Burnt mound, Carrownurlaur, Co. Galway
Co. Galway |
Ritual/Ceremonial
Routine fieldwork sometimes turns up things that have lain undisturbed for millennia, and that is more or less what happened at Carrownurlaur in County Galway in the summer of 2014.
A farmer had ploughed and harrowed a relatively flat field, and the disturbance was enough to bring the evidence to the surface: a scatter of burnt stone, sub-oval in outline, measuring roughly nine metres on its longer axis and six on its shorter. Sitting only five to ten centimetres below the loosely worked soil, it had been there all along.

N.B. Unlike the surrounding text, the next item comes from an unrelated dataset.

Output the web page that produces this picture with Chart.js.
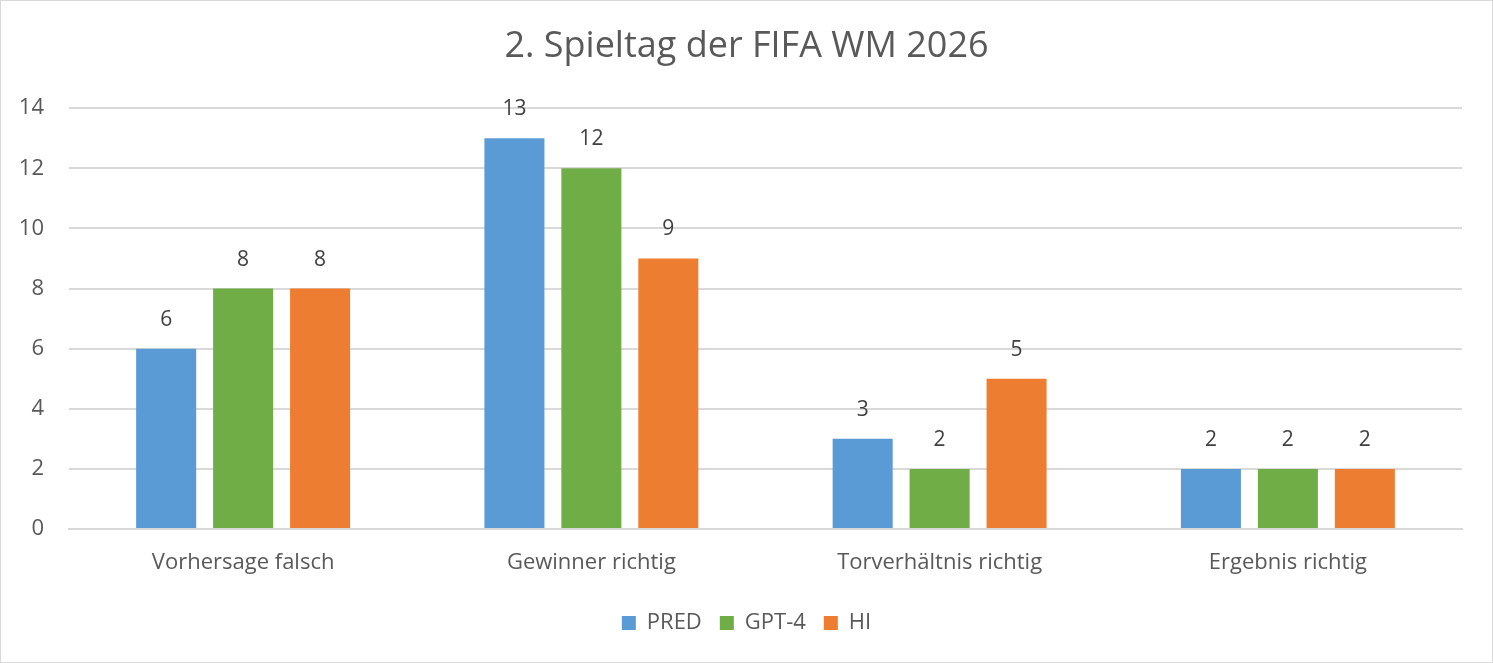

Burnt mounds are among the more enigmatic features of the Irish archaeological landscape. They consist of heaps of fire-cracked stone, usually associated with a nearby water source and a trough or pit, and they are thought to date primarily to the Bronze Age, somewhere between 2000 and 500 BC. The working theory is that stones were heated in a fire and then dropped into a water-filled trough to bring it rapidly to the boil, though what exactly that boiling water was used for, whether cooking, bathing, textile processing, or something else entirely, remains a matter of ongoing debate. The Carrownurlaur example was identified in July 2014, brought to attention by Dr James Bonsall, and the spread of material recorded on the ploughed surface gave enough information to establish its basic shape and shallow depth, even before any formal excavation.